**Direction**
Check each line below for the word "with", and copy those that have it.

Plotting code records
════
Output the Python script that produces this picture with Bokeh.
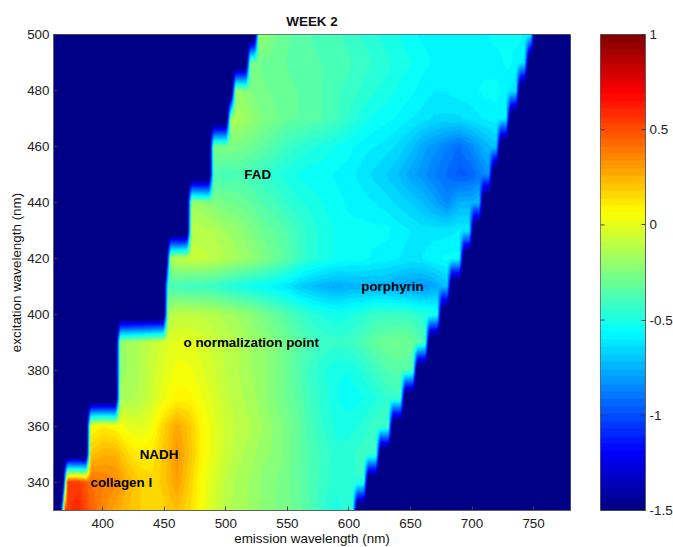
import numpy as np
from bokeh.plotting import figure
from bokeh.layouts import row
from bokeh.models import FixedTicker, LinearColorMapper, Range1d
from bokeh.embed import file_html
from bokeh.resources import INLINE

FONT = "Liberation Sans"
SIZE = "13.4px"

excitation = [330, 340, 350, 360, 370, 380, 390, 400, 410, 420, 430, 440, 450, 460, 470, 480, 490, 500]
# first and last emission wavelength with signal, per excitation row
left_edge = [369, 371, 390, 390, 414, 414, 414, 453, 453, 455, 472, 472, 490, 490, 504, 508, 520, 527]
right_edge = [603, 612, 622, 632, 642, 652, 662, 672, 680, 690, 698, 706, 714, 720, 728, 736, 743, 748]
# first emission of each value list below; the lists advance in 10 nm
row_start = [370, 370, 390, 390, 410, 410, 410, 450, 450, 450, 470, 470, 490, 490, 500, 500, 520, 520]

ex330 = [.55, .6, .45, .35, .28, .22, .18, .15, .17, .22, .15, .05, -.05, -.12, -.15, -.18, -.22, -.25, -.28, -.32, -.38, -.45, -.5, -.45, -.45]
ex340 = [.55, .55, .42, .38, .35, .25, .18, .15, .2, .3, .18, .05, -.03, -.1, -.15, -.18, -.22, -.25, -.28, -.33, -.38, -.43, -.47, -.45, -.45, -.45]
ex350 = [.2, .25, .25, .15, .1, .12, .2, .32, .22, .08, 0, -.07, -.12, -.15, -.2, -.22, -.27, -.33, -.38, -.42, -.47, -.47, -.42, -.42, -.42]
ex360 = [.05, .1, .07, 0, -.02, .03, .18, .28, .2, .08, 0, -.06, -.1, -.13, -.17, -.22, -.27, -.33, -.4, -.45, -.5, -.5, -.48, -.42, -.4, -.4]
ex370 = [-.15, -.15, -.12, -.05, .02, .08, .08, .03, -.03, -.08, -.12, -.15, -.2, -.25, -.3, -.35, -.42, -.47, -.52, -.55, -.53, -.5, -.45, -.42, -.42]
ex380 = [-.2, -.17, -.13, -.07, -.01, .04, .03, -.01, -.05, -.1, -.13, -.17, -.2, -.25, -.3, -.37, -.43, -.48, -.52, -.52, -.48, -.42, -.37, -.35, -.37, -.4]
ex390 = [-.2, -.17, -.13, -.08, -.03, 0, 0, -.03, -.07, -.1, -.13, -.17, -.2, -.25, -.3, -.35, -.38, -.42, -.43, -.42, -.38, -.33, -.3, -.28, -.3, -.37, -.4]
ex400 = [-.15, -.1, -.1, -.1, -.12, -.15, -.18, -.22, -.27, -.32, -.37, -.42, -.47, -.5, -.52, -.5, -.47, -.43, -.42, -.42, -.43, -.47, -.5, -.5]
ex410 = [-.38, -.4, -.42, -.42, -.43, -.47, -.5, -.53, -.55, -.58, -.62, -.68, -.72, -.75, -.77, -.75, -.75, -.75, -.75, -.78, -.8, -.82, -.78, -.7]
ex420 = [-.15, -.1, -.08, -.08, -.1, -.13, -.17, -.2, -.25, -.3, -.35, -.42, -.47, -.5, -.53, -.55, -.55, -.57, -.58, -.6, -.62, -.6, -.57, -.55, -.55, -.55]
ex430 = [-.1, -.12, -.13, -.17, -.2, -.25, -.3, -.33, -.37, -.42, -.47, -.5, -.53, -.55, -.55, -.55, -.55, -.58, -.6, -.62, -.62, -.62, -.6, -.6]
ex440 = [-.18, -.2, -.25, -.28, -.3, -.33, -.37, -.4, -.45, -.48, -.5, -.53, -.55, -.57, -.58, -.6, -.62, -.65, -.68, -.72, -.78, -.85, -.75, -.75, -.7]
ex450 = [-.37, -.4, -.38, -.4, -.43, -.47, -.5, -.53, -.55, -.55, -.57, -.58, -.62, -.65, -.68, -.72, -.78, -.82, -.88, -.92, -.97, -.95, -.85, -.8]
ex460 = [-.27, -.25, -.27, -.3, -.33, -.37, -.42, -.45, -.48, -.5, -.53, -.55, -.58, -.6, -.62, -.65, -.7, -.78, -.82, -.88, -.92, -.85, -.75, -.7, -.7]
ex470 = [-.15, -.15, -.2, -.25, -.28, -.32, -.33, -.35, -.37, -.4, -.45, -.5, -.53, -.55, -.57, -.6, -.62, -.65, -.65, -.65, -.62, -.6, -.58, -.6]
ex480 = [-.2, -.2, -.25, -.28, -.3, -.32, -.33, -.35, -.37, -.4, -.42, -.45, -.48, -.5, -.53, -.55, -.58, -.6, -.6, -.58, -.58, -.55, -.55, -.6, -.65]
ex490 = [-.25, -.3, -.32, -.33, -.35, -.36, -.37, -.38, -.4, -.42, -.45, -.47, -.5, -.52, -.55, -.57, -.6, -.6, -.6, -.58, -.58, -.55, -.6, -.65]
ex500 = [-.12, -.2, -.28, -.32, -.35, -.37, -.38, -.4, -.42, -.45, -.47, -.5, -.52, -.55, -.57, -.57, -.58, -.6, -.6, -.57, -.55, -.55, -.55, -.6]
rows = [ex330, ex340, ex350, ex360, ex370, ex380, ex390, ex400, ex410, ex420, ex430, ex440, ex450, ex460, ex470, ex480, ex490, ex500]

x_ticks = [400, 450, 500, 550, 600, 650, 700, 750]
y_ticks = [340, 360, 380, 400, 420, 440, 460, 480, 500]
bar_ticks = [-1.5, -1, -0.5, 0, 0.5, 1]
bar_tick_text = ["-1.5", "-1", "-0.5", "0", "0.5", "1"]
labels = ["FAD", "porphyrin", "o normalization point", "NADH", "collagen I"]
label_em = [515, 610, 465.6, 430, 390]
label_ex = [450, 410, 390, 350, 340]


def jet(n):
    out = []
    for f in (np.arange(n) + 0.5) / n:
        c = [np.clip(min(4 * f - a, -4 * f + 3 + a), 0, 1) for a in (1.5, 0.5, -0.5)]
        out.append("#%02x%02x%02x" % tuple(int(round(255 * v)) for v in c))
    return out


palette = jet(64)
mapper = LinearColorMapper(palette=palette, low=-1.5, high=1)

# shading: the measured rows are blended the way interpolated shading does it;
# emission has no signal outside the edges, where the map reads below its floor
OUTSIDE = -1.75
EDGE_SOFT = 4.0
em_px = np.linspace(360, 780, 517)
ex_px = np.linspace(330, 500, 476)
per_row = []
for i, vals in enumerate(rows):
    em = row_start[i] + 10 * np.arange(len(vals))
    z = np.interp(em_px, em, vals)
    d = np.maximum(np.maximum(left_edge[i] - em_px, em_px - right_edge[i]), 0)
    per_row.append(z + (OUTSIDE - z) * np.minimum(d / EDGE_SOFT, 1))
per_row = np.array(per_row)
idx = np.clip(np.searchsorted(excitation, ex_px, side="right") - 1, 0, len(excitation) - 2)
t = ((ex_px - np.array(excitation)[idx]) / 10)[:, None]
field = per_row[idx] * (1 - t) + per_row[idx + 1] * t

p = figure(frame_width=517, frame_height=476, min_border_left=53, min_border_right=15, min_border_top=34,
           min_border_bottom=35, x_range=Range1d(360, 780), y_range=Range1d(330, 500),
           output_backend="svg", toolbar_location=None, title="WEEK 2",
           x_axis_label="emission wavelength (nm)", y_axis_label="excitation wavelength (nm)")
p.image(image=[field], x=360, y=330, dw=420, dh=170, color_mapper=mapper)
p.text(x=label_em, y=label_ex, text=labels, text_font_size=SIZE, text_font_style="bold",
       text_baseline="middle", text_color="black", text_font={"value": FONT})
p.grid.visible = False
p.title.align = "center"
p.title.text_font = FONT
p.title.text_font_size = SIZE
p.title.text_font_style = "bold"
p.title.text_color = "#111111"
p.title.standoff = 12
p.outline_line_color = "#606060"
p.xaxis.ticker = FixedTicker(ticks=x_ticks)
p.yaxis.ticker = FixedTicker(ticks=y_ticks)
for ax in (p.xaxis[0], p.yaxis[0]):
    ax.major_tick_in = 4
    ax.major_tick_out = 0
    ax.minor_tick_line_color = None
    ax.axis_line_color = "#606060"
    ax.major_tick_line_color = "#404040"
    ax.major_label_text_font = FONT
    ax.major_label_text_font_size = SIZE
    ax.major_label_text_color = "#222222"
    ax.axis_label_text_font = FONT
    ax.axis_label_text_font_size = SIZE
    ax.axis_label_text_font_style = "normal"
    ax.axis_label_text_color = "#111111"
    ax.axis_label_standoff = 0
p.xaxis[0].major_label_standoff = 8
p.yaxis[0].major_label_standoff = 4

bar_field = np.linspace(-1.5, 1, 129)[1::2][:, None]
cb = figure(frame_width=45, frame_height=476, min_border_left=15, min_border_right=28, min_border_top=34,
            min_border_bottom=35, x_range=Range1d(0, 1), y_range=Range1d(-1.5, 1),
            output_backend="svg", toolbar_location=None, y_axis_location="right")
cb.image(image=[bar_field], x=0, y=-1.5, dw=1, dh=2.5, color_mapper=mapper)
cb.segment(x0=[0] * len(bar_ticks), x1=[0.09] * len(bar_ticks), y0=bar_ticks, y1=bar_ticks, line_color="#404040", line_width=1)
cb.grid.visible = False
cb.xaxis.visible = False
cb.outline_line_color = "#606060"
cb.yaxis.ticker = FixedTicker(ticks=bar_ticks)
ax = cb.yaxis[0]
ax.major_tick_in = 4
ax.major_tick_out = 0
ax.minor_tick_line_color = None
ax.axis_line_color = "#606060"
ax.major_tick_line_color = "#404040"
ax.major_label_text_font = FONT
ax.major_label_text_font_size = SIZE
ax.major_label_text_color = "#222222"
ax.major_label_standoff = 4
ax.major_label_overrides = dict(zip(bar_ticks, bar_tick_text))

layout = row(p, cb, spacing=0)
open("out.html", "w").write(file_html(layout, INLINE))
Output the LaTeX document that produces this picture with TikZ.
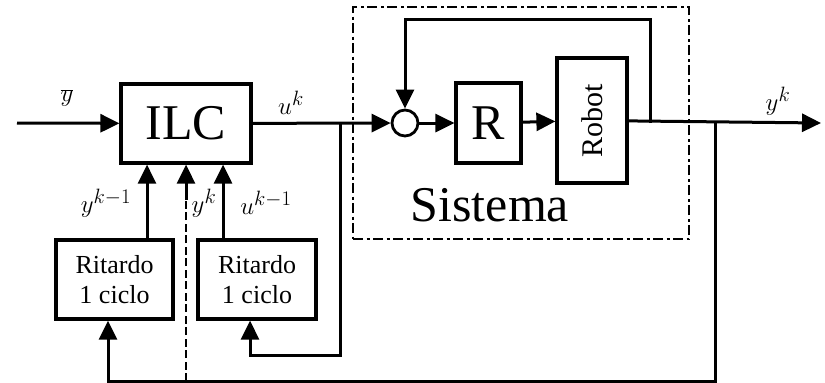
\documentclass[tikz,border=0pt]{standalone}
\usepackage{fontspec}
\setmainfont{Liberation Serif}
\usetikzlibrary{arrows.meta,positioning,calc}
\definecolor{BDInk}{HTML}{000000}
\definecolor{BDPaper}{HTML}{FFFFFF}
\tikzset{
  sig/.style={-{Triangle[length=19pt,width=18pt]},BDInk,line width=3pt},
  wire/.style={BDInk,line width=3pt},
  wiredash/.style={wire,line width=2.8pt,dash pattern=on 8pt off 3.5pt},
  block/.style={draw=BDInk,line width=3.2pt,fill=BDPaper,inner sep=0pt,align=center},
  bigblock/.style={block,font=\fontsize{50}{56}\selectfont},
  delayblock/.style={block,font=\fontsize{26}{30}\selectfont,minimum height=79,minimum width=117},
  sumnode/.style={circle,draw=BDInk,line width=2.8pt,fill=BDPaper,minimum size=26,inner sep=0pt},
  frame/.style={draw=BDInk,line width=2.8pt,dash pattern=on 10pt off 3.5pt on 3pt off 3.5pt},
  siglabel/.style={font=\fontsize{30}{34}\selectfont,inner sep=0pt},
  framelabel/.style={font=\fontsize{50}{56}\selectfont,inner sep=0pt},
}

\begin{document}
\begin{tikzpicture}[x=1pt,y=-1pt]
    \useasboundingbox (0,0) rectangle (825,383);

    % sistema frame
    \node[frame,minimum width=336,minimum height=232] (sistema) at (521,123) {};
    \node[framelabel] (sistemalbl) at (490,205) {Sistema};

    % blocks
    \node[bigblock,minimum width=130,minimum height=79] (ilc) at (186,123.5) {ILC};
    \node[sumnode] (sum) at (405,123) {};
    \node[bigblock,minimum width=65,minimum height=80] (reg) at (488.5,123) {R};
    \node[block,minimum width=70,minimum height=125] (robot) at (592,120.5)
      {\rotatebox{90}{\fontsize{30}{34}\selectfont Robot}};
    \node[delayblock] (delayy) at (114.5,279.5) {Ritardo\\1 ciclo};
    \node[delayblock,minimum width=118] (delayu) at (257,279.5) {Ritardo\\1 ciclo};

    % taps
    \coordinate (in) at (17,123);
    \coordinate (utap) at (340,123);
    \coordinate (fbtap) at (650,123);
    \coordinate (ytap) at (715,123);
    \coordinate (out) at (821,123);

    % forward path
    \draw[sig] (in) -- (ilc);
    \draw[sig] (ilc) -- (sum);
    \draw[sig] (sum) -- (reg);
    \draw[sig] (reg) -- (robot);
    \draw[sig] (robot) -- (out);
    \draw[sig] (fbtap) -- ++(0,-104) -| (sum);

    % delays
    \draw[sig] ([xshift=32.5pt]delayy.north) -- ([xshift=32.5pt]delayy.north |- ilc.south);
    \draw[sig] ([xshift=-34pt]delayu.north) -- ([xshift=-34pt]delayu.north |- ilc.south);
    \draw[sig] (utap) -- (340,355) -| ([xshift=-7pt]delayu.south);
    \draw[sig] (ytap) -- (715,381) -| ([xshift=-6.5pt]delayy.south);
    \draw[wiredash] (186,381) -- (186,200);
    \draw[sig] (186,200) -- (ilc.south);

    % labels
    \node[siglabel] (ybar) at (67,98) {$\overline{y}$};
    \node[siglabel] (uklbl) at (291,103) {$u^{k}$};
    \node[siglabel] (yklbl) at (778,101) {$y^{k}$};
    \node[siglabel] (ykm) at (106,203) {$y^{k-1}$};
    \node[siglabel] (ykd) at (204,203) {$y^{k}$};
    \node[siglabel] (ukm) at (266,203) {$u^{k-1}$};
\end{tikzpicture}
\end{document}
════
**Response to this exercise**
Output the Python script that produces this picture with Bokeh.
# first and last emission wavelength with signal, per excitation row
Output the LaTeX document that produces this picture with TikZ.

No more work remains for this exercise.